A test driver for supercar maker Hennessey walked away from a 250-mph crash involving a Venom F5 at the Kennedy Space Center in Florida earlier this month, the company's founder said in a statement published to Instagram on Saturday.

John Hennessey said his team was testing a new aerodynamic setup for the F5, an 1,817-horsepower supercar released in 2020, when the car lost downforce at 250 mph, causing the test driver to lose control. Amazingly, the driver walked away from the crash without any injuries. 


A cause for the crash has not been determined.
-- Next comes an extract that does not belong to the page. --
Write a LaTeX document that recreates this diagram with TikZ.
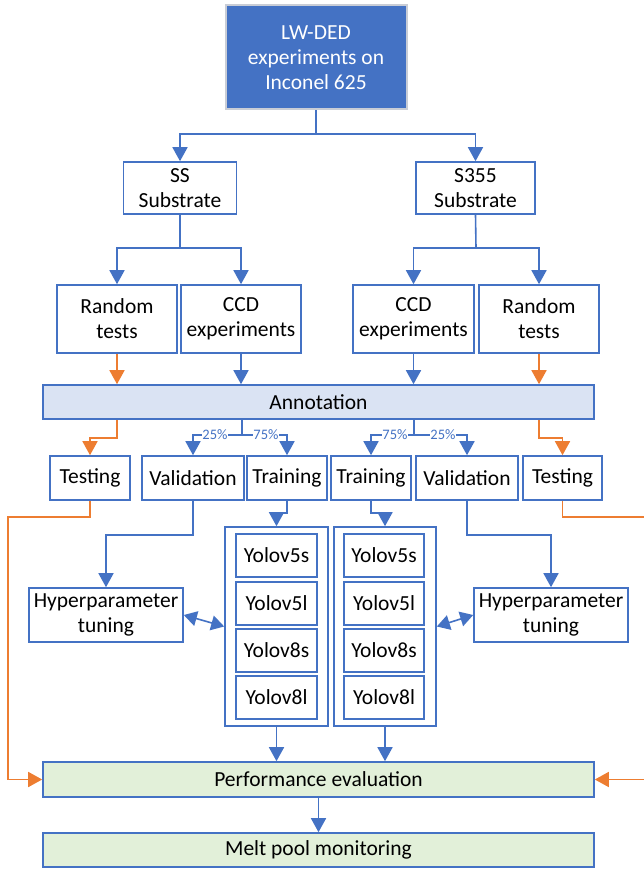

Hennessey says his team is working to analyze the data to figure out the root cause of the incident.

"I am very grateful to our team of engineers and technicians who have designed and built an amazingly strong vehicle," Hennessey said in a statement. "We are also very thankful to the first responders and staff at KSC for their quick response to ensure everyone’s safety."

Hennessey touts the Venom F5 as the fastest production vehicle on the planet, capable of a claimed top speed of 311 mph. No attempt to reach that speed has been recorded as of this writing, however. The company did not give a reason for the new aero testing, though considering the location of the test, we suspect the aero was meant to help improve straight-line speed. 

There's no word on the condition of the test car or the nature of the crash, nor do we have a timeline for Hennessey's top-speed test. Hopefully the damage isn't too bad; we're dying to see an American car break the 300-mph barrier.